A ESTÉTICA DA CONTINGÊNCIA
uma estética dos outros sentidos

" O Perfume - História de Um Assassino", de Patrick Suskind, fez que, através da vida de Grenouille, personagem dotado de extraordinário olfato, se tenha a reconstituição da França do século XVIII, por meio do sentido olfativo. Suskind cheirou inteiramente a França antiga. Pois há um projeto do Departamentos de Sociologia e Antropologia e História da Arte da Universidade de Concordia, Montreal, dedicado a explorar o papel da proximidade dos sentidos - o cheiro, o gosto, o toque - na arte e estéticas do Ocidente e Oriente. O projeto é desenvolvido por uma equipe de pesquisadores conhecidos como o " Concordia Sentidoria Research Team", ou CONSERT.

Devido à ênfase visual na história da arte Ocidental, os outros sentidos - como os de "proximidade" - foram marginalizados do discurso estético. Apesar de tal "marginalização oficial", porém, esses sentidos têm tido importante papel nas estéticas da cultura popular, como na prática das "artes manuais", no tecer, no esculpir, e nas estéticas multi-sensoriais do carnaval.

A aparência da arte formal, quase sempre visual, foi posta em crise por vários artistas do Século Dezenove, quando tentaram trazer os sentidos não-visuais para a arte, tal como nas estéticas de culturas não-ocidentais, onde cheiro, gosto e toque são mídia da expressão artística.

O CONSERT pretendeu aumentar os modelos convencionais do estético e trazer à luz aspectos suprimidos da experiência estética investigando a elaboração do valor da proximidade, sentida nas diversas culturas e classes sociais. Esta investigação constituirá o primeiro estudo que verifica o desempenho do cheiro, gosto e toque na arte.

Nos anos recentes, houve muito interesse na verificação social dos sentidos em períodos e culturas diferentes. A literatura deste assunto usou a multiplicidade dos modos nos quais a percepção não só serve para juntar dados de sentido, como também um veículo para a apreensão de valores culturais. Porém a maioria dessa literatura, particularmente dentro do campo de história de arte, se concentrou na elaboração cultural do sentido da visão, excluindo os outros sentidos (Hal Foster, ed., "Vision and Visuality"; Jonathan Crary, "Techniques of the Observer: On Vision and Modernity in the Nineteenth Century", apud CONSERT). 
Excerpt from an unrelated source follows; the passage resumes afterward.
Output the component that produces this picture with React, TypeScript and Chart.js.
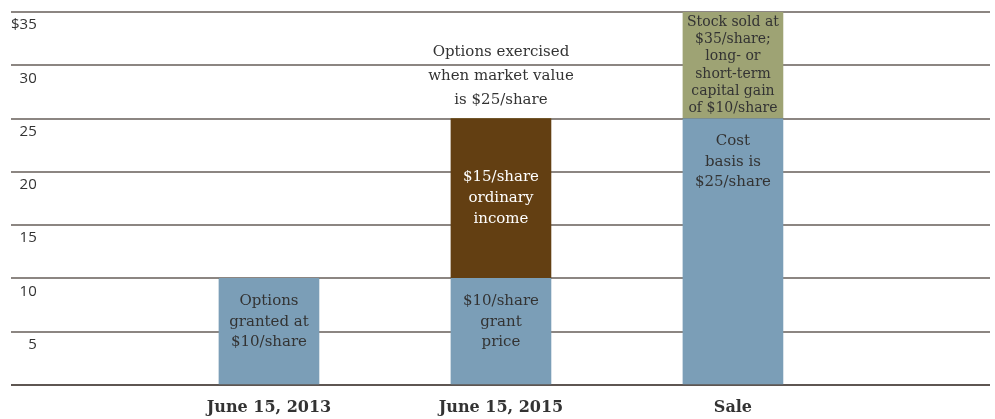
import React, { useEffect, useRef } from 'react';
import { Chart, registerables } from 'chart.js';

Chart.register(...registerables);

// ---- data ----
const categories = ['June 15, 2013', 'June 15, 2015', 'Sale'];
const costBasis = [10, 10, 25];
const ordinaryIncome = [0, 15, 0];
const capitalGain = [0, 0, 10];
const yTickValues = [0, 5, 10, 15, 20, 25, 30, 35];
const yTickLabels = ['', '5', '10', '15', '20', '25', '30', '$35'];

const labelGrant = ['Options', 'granted at', '$10/share'];
const labelGrantPrice = ['$10/share', 'grant', 'price'];
const labelOrdinary = ['$15/share', 'ordinary', 'income'];
const labelCostBasis = ['Cost', 'basis is', '$25/share'];
const labelGain = ['Stock sold at', '$35/share;', 'long- or', 'short-term', 'capital gain', 'of $10/share'];
const labelExercise = ['Options exercised', 'when market value', 'is $25/share'];

// ---- styles ----
const BLUE = '#7b9eb7';
const BROWN = '#633f12';
const GREEN = '#9ea374';
const TEXT = '#333333';
const SERIF = '"DejaVu Serif", serif';

type Ann = {
  ds: number;
  idx: number;
  lines: string[];
  mode: 'top' | 'center' | 'above';
  color: string;
  size: number;
  lh: number;
};

const annotations: Ann[] = [
  { ds: 0, idx: 0, lines: labelGrant, mode: 'top', color: TEXT, size: 15, lh: 20.5 },
  { ds: 0, idx: 1, lines: labelGrantPrice, mode: 'top', color: TEXT, size: 15, lh: 20.5 },
  { ds: 1, idx: 1, lines: labelOrdinary, mode: 'center', color: '#ffffff', size: 15, lh: 21 },
  { ds: 0, idx: 2, lines: labelCostBasis, mode: 'top', color: TEXT, size: 15, lh: 20.5 },
  { ds: 2, idx: 2, lines: labelGain, mode: 'center', color: TEXT, size: 14, lh: 17.2 },
  { ds: 1, idx: 1, lines: labelExercise, mode: 'above', color: TEXT, size: 15, lh: 24 },
];

const labelPlugin = {
  id: 'barLabels',
  afterDatasetsDraw(chart: any) {
    const ctx = chart.ctx;
    ctx.save();
    ctx.textAlign = 'center';
    ctx.textBaseline = 'middle';
    annotations.forEach((a) => {
      const el = chart.getDatasetMeta(a.ds).data[a.idx] as any;
      if (!el) return;
      const top = Math.min(el.y, el.base);
      const bottom = Math.max(el.y, el.base);
      const n = a.lines.length;
      let firstY: number;
      if (a.mode === 'top') firstY = top + 23;
      else if (a.mode === 'center') firstY = (top + bottom) / 2 - ((n - 1) * a.lh) / 2;
      else firstY = top - 18 - (n - 1) * a.lh;
      ctx.fillStyle = a.color;
      ctx.font = `${a.size}px ${SERIF}`;
      a.lines.forEach((line, i) => {
        ctx.fillText(line, el.x, firstY + i * a.lh);
      });
    });
    ctx.restore();
  },
};

export default function App() {
  const ref = useRef<HTMLCanvasElement | null>(null);

  useEffect(() => {
    document.body.style.margin = '0';
    if (!ref.current) return;
    const toPts = (arr: number[]) => arr.map((v, i) => ({ x: i, y: v }));
    const chart = new Chart(ref.current, {
      type: 'bar',
      data: {
        datasets: [
          { label: 'Cost basis', data: toPts(costBasis), backgroundColor: BLUE, barThickness: 100 },
          { label: 'Ordinary income', data: toPts(ordinaryIncome), backgroundColor: BROWN, barThickness: 100 },
          { label: 'Capital gain', data: toPts(capitalGain), backgroundColor: GREEN, barThickness: 100 },
        ],
      },
      plugins: [labelPlugin],
      options: {
        animation: false,
        responsive: true,
        maintainAspectRatio: false,
        layout: { padding: { left: 11, right: 5, top: 12, bottom: 2 } },
        plugins: { legend: { display: false }, tooltip: { enabled: false } },
        scales: {
          x: {
            type: 'linear',
            stacked: true,
            offset: false,
            min: -1.112,
            max: 3.108,
            grid: { display: false, drawTicks: false },
            border: { display: false },
            afterBuildTicks: (scale: any) => {
              scale.ticks = categories.map((_, i) => ({ value: i }));
            },
            afterFit: (scale: any) => {
              scale.height = 32;
            },
            ticks: {
              autoSkip: false,
              maxRotation: 0,
              padding: 13,
              color: TEXT,
              font: { family: SERIF, size: 16, weight: 'bold' },
              callback: (v: any) => categories[Number(v)] ?? '',
            },
          },
          y: {
            stacked: true,
            min: 0,
            max: 35,
            afterBuildTicks: (scale: any) => {
              scale.ticks = yTickValues.map((v) => ({ value: v }));
            },
            border: { display: false },
            grid: {
              drawTicks: false,
              lineWidth: 2,
              color: (c: any) => (c.tick && c.tick.value === 0 ? '#5e5652' : '#8c8682'),
            },
            ticks: {
              mirror: true,
              crossAlign: 'far',
              padding: 0,
              labelOffset: 13,
              color: TEXT,
              font: { family: '"Open Sans", sans-serif', size: 15 },
              callback: (v: any) => yTickLabels[yTickValues.indexOf(Number(v))] ?? '',
            },
          },
        },
      } as any,
    });
    return () => chart.destroy();
  }, []);

  return (
    <div style={{ width: '995px', height: '419px', position: 'relative' }}>
      <canvas ref={ref} />
    </div>
  );
}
O papel potencial da proximidade na produção e avaliação de arte foi em grande parte negligenciado devido ao preconceito, existente há muito na cultura e filosofia Ocidentais, de que os sentidos "mais baixos" não podem ser mídia de experiência estética (Kant).
Mas, excluídos da estética da "alta cultura", cheiro, gosto e toque permaneceram vitalmente importantes na cultura popular. Vários estudos exploraram a vida da proximidade no imaginário popular, desde o Renascimento até o Século Dezenove (Mikhail Bakhtin, "Rabelais and his World"; Stallybrass and White, "The Politics and Poetics of Transgression"; A. Corbin, "The Foul and the Fragrant", apud CONSERT).  Tais estudos indicaram que a experiência da plenitude multisensorial da feira e do carnaval - junto com o trabalho manual da vida cotidiana - formou um elemento crucial nas estéticas da classe trabalhadora.

No Século Vinte a distinção entre estéticas da alta cultura e do gosto popular continua manifestando-se em muitos casos, como uma distinção entre os "sentidos mais altos" e os "mais baixos": a racionalidade visual e a sensação visceral (Pierre Bourdieu, "Distinction"; Anthony Synnott, "The Body Social", apud CONSERT).

Desafiando preconceitos da história da arte, vários artistas e escritores, desde o Século Dezenove, se interessaram na possibilidade de utilizar os sentidos de proximidade. Por exemplo em 1836, Theophile Thoré escreveu, em "L'Art des parfums", em que é possível expressar-se tudo através dos perfumes, tanto quanto com linhas e cores. Isso pode ser verificado na obra de um artista superdotado como Yves Saint Laurent que, além de ser bom desenhista, expressou-se em perfumes. Theophile Thoré tentou, depois, verificar essa teoria na prática dos simbolistas, interessados que foram nas sinestesias e correspondências sensoriais.

No Século Vinte, os Futuristas utilizaram símbolos multisensoriais e inventaram tipos de arte para os sentidos de proximidade, como Marinetti, em "O Livro de receitas futurista", ou o best-seller "O Perfume - História de Um Assassino", de Patrick Suskind que, da vida do olfato de Grenouille faz a reconstituição da França olfativa, a França dos bons perfumes.